The new logging framework, introduced in version 2.1, improved the capabilities of the process logs, but saw a large increase in the number and complexity of relations between tables. The process logs are written to often for each process instance, but it was found that while the way in which primary key lookup was being performed worked well under low-to-medium load, response times degraded quickly as the number of concurrent cases increased. This turned out to be the major reason for the performance issues demonstrated by release 2.1 (as can be seen in Figure 1). A complete refactoring of primary key lookup algorithms and a new methodolgy for the caching of repeatedly required keys solved these performance issues.


Figure 1 shows the results of a series of 'stress' tests performed against versions 2.1, 2.2 and 2.3, where 10,000 cases were launched in the Engine sequentially, each new launch occurring as soon as the previous launch completed.
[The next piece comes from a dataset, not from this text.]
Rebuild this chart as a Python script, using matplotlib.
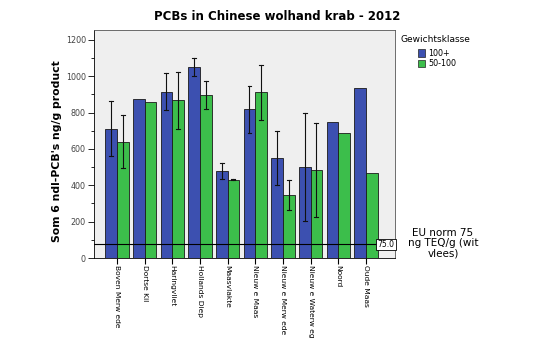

The y-axis shows the number of milliseconds taken to start each new case; the x-axis shows the number of concurrently running cases.

For each version, Figure 1 shows the time that elapsed for the launch of each instance between the moment a custom service initiated it and the time the Engine completed the launch and returned the new case id to the service, and the effect that the number of cases already running had when each new launch was initiated. All communications between the Engine and the custom service were performed over Interface B. It can be seen that all three versions perform similarly until a threshold of around 700 concurrent cases is reached, at which point the performance of version 2.1 begins to degrade alarmingly. While version 2.2 and 2.3 gurgle along at an average of around 21ms per case regardless of the number of concurrent cases (that is, the number of cases already running has no effect on how long the Engine takes to start a new case), the test for release 2.1 was stopped at 3,000 cases, when each new case was taking over 500ms and growing. The graph demonstrates that the performance problems encountered with version 2.1 under load have been eliminated from versions 2.2 onwards.

All tests were carried out on the same Macbook Pro (i7, 8Gb).